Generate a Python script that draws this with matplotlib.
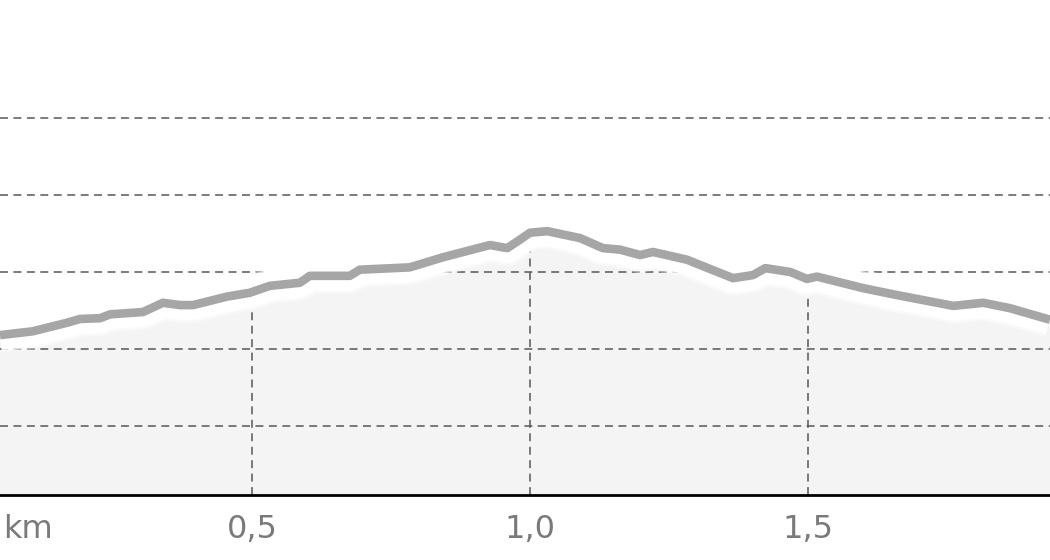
import numpy as np
import matplotlib
matplotlib.use("Agg")
import matplotlib.pyplot as plt

# elevation profile (distance in km, elevation in m)
dist_km = [0.047, 0.106, 0.167, 0.191, 0.227, 0.245, 0.304, 0.340, 0.371, 0.394,
           0.455, 0.496, 0.532, 0.586, 0.604, 0.676, 0.694, 0.784, 0.843, 0.928,
           0.959, 0.982, 1.000, 1.031, 1.090, 1.131, 1.162, 1.198, 1.221, 1.282,
           1.365, 1.401, 1.423, 1.468, 1.498, 1.516, 1.599, 1.660, 1.761, 1.815,
           1.863, 1.935]
elev_m = [111.8, 112.3, 113.4, 113.9, 114.0, 114.5, 114.8, 116.0, 115.7, 115.7,
          116.8, 117.3, 118.2, 118.6, 119.5, 119.5, 120.3, 120.6, 121.9, 123.5,
          123.1, 124.2, 125.1, 125.3, 124.4, 123.1, 122.9, 122.2, 122.6, 121.6,
          119.2, 119.6, 120.5, 120.0, 119.1, 119.4, 117.9, 117.0, 115.6, 116.0,
          115.3, 113.8]

grid_y = [100, 110, 120, 130, 140]
grid_x = [0.5, 1.0, 1.5]
tick_labels = ["0,5", "1,0", "1,5"]

XMIN, XMAX = 0.047, 1.935
YMIN, YMAX = 91.04, 155.32

fig = plt.figure(figsize=(10.5, 5.6), dpi=100)
ax = fig.add_axes([0, 65 / 560, 1, 495 / 560])
ax.set_xlim(XMIN, XMAX)
ax.set_ylim(YMIN, YMAX)

x = np.array(dist_km)
y = np.array(elev_m)

ax.fill_between(x, YMIN, y, color="#f4f4f4", lw=0, zorder=1)

dash = dict(color="#575757", lw=1.1, linestyle=(0, (5.2, 3.6)), zorder=2)
for gy in grid_y:
    ax.axhline(gy, **dash)
# vertical grid only below the profile
for gx in grid_x:
    ax.plot([gx, gx], [YMIN, np.interp(gx, x, y)], **dash)

# soft white halo around the profile line, then the line itself
for w, a in [(26, 0.35), (23.5, 0.6), (21, 1.0)]:
    ax.plot(x, y, color="white", lw=w, alpha=a, solid_capstyle="butt",
            solid_joinstyle="round", zorder=3)
ax.plot(x, y, color="#a6a6a6", lw=6.2, solid_capstyle="butt",
        solid_joinstyle="round", zorder=4)

for s in ["top", "left", "right"]:
    ax.spines[s].set_visible(False)
ax.spines["bottom"].set_color("black")
ax.spines["bottom"].set_linewidth(2)
ax.spines["bottom"].set_zorder(5)

ax.set_yticks([])
ax.set_xticks(grid_x)
ax.set_xticklabels(tick_labels)
ax.tick_params(axis="x", length=0, pad=14, labelsize=23, labelcolor="#7a7a7a")
ax.annotate("km", xy=(0, 0), xycoords="axes fraction", xytext=(2, -14),
            textcoords="offset points", ha="left", va="top",
            fontsize=23, color="#7a7a7a")

fig.savefig("out.png", dpi=100)
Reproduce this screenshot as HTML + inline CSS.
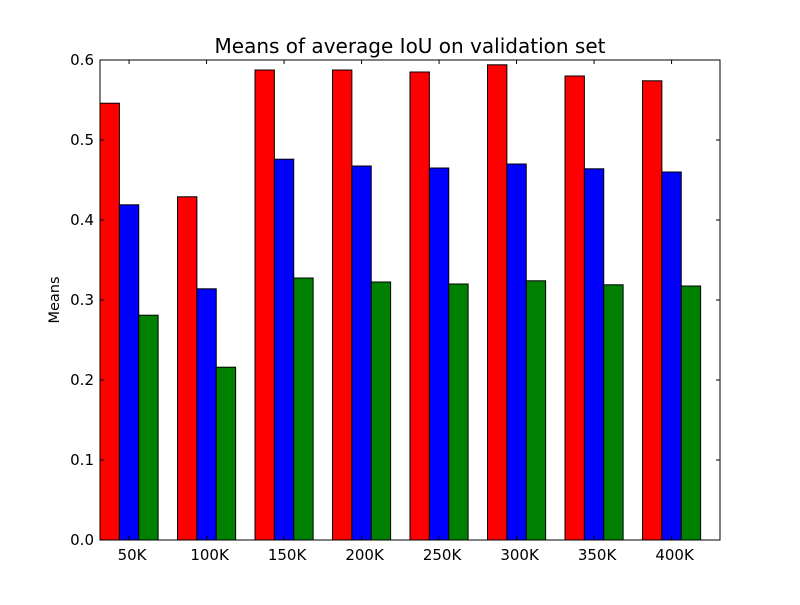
<!DOCTYPE html>
<html><head><meta charset="utf-8"><style>
body{margin:0;background:#fff;}
svg text{font-family:"DejaVu Sans","Liberation Sans",sans-serif;}
</style></head><body>
<svg id="chart" width="800" height="600" xmlns="http://www.w3.org/2000/svg">
<rect width="800" height="600" fill="#fff"/>
<text x="410" y="53" font-size="20" text-anchor="middle">Means of average IoU on validation set</text>
<text transform="translate(59,300) rotate(-90)" font-size="14.5" text-anchor="middle">Means</text>
<g id="bars"></g>
<g id="axes"></g>
</svg>
<script>
const categories=["50K","100K","150K","200K","250K","300K","350K","400K"];
const redValues=[0.546,0.429,0.5875,0.5875,0.585,0.594,0.58,0.574];
const blueValues=[0.419,0.314,0.476,0.4675,0.465,0.47,0.464,0.46];
const greenValues=[0.281,0.216,0.3275,0.3225,0.32,0.324,0.319,0.3175];
const yTicks=[0,0.1,0.2,0.3,0.4,0.5,0.6];
const yTickLabels=["0.0","0.1","0.2","0.3","0.4","0.5","0.6"];

const L=100,R=720,T=60,B=540,barW=0.25;
const xs=u=>L+u*(R-L)/categories.length;
const ys=v=>B-(v/0.6)*(B-T);
const NS="http://www.w3.org/2000/svg";
const bars=document.getElementById('bars'),axes=document.getElementById('axes');
function mk(tag,attrs,parent){const e=document.createElementNS(NS,tag);for(const k in attrs)e.setAttribute(k,attrs[k]);parent.appendChild(e);return e;}
const series=[[redValues,"#ff0000","red"],[blueValues,"#0000ff","blue"],[greenValues,"#008000","green"]];
series.forEach(([vals,col,nm],s)=>{
  vals.forEach((v,i)=>{
    const x0=xs(i+s*barW),x1=xs(i+(s+1)*barW);
    const r=mk('rect',{x:x0,y:ys(v),width:x1-x0,height:B-ys(v),fill:col,stroke:'#000','stroke-width':1},bars);
    
    
  });
});
const frame=mk('rect',{x:L,y:T,width:R-L,height:B-T,fill:'none',stroke:'#000','stroke-width':1},axes);


yTicks.forEach((v,i)=>{
  const y=ys(v);
  mk('line',{x1:L,x2:L+4,y1:y,y2:y,stroke:'#000'},axes);
  mk('line',{x1:R,x2:R-4,y1:y,y2:y,stroke:'#000'},axes);
  const t=mk('text',{x:L-6,y:y+5,'font-size':15,'text-anchor':'end'},axes);
  t.textContent=yTickLabels[i];
  
  
});
categories.forEach((c,i)=>{
  const x=xs(i+1.5*barW);
  mk('line',{x1:x,x2:x,y1:B,y2:B-4,stroke:'#000'},axes);
  mk('line',{x1:x,x2:x,y1:T,y2:T+4,stroke:'#000'},axes);
  const t=mk('text',{x:x+3,y:B+20,'font-size':15,'text-anchor':'middle'},axes);
  t.textContent=c;
  
  
});
</script>
</body></html>
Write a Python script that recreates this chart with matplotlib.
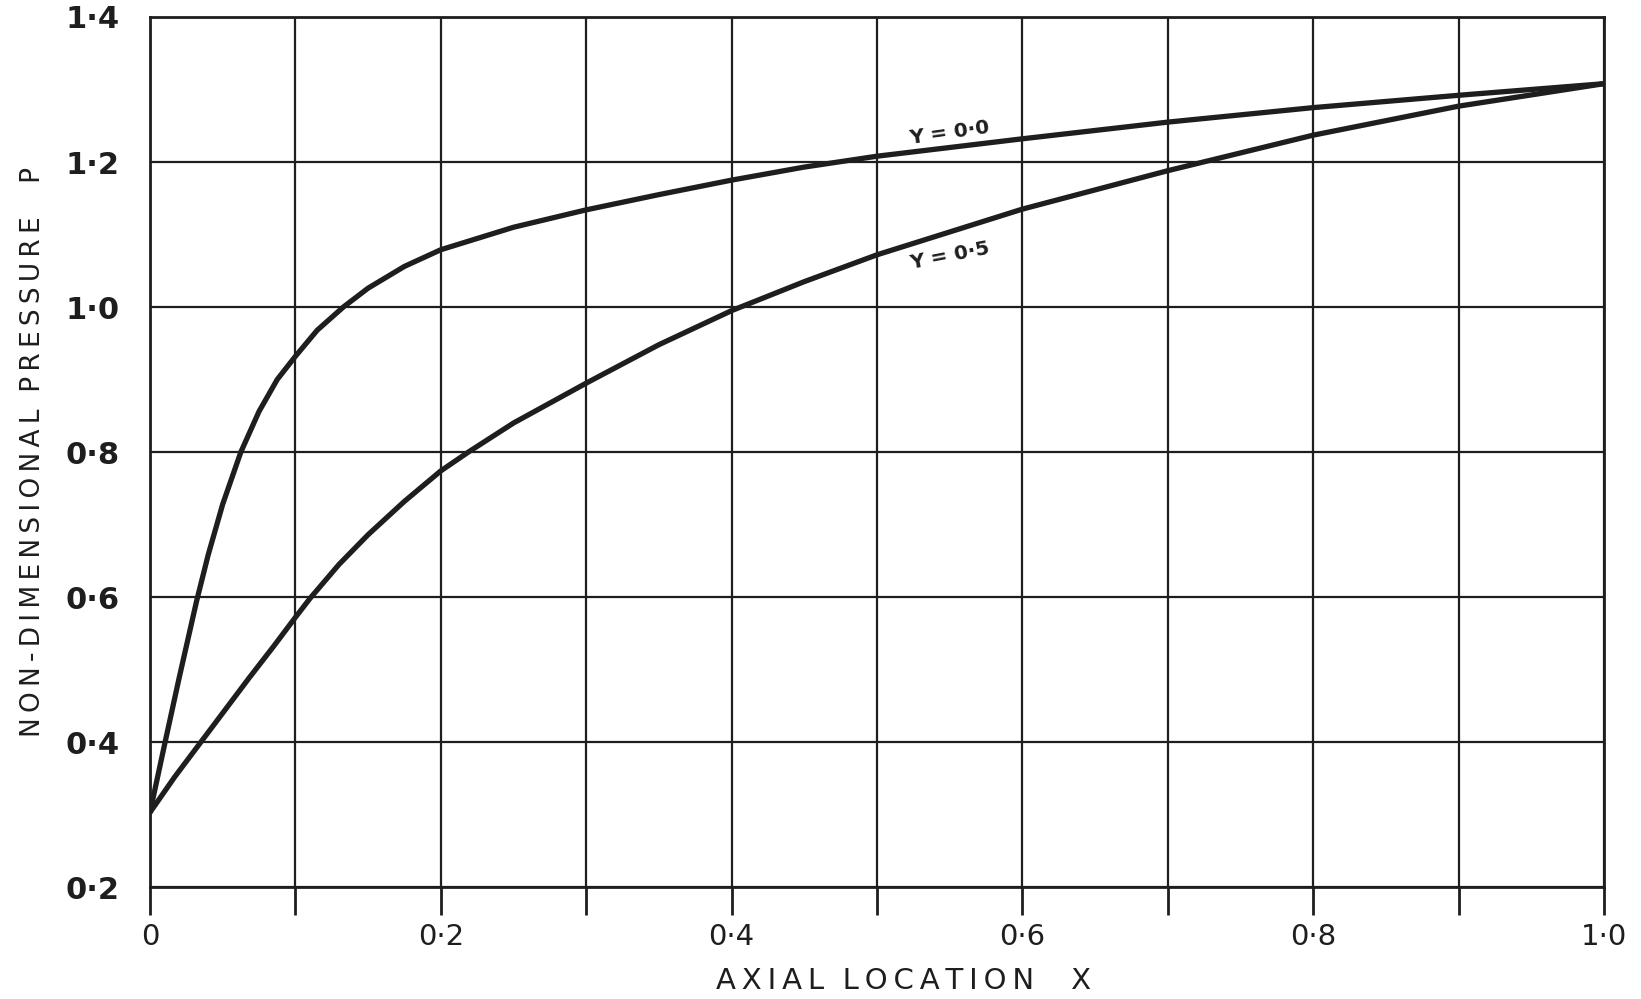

....

TASK DETAILS.
Transcribe the opening line of the listing above, please, and every line after it through the line with "ax.plot([gx, gx], [YMIN, np.interp(gx, x, y)], **dash)", word for word, without pictures.

COMPLETE ANSWER.
Generate a Python script that draws this with matplotlib.
import numpy as np
import matplotlib
matplotlib.use("Agg")
import matplotlib.pyplot as plt

# elevation profile (distance in km, elevation in m)
dist_km = [0.047, 0.106, 0.167, 0.191, 0.227, 0.245, 0.304, 0.340, 0.371, 0.394,
           0.455, 0.496, 0.532, 0.586, 0.604, 0.676, 0.694, 0.784, 0.843, 0.928,
           0.959, 0.982, 1.000, 1.031, 1.090, 1.131, 1.162, 1.198, 1.221, 1.282,
           1.365, 1.401, 1.423, 1.468, 1.498, 1.516, 1.599, 1.660, 1.761, 1.815,
           1.863, 1.935]
elev_m = [111.8, 112.3, 113.4, 113.9, 114.0, 114.5, 114.8, 116.0, 115.7, 115.7,
          116.8, 117.3, 118.2, 118.6, 119.5, 119.5, 120.3, 120.6, 121.9, 123.5,
          123.1, 124.2, 125.1, 125.3, 124.4, 123.1, 122.9, 122.2, 122.6, 121.6,
          119.2, 119.6, 120.5, 120.0, 119.1, 119.4, 117.9, 117.0, 115.6, 116.0,
          115.3, 113.8]

grid_y = [100, 110, 120, 130, 140]
grid_x = [0.5, 1.0, 1.5]
tick_labels = ["0,5", "1,0", "1,5"]

XMIN, XMAX = 0.047, 1.935
YMIN, YMAX = 91.04, 155.32

fig = plt.figure(figsize=(10.5, 5.6), dpi=100)
ax = fig.add_axes([0, 65 / 560, 1, 495 / 560])
ax.set_xlim(XMIN, XMAX)
ax.set_ylim(YMIN, YMAX)

x = np.array(dist_km)
y = np.array(elev_m)

ax.fill_between(x, YMIN, y, color="#f4f4f4", lw=0, zorder=1)

dash = dict(color="#575757", lw=1.1, linestyle=(0, (5.2, 3.6)), zorder=2)
for gy in grid_y:
    ax.axhline(gy, **dash)
# vertical grid only below the profile
for gx in grid_x:
    ax.plot([gx, gx], [YMIN, np.interp(gx, x, y)], **dash)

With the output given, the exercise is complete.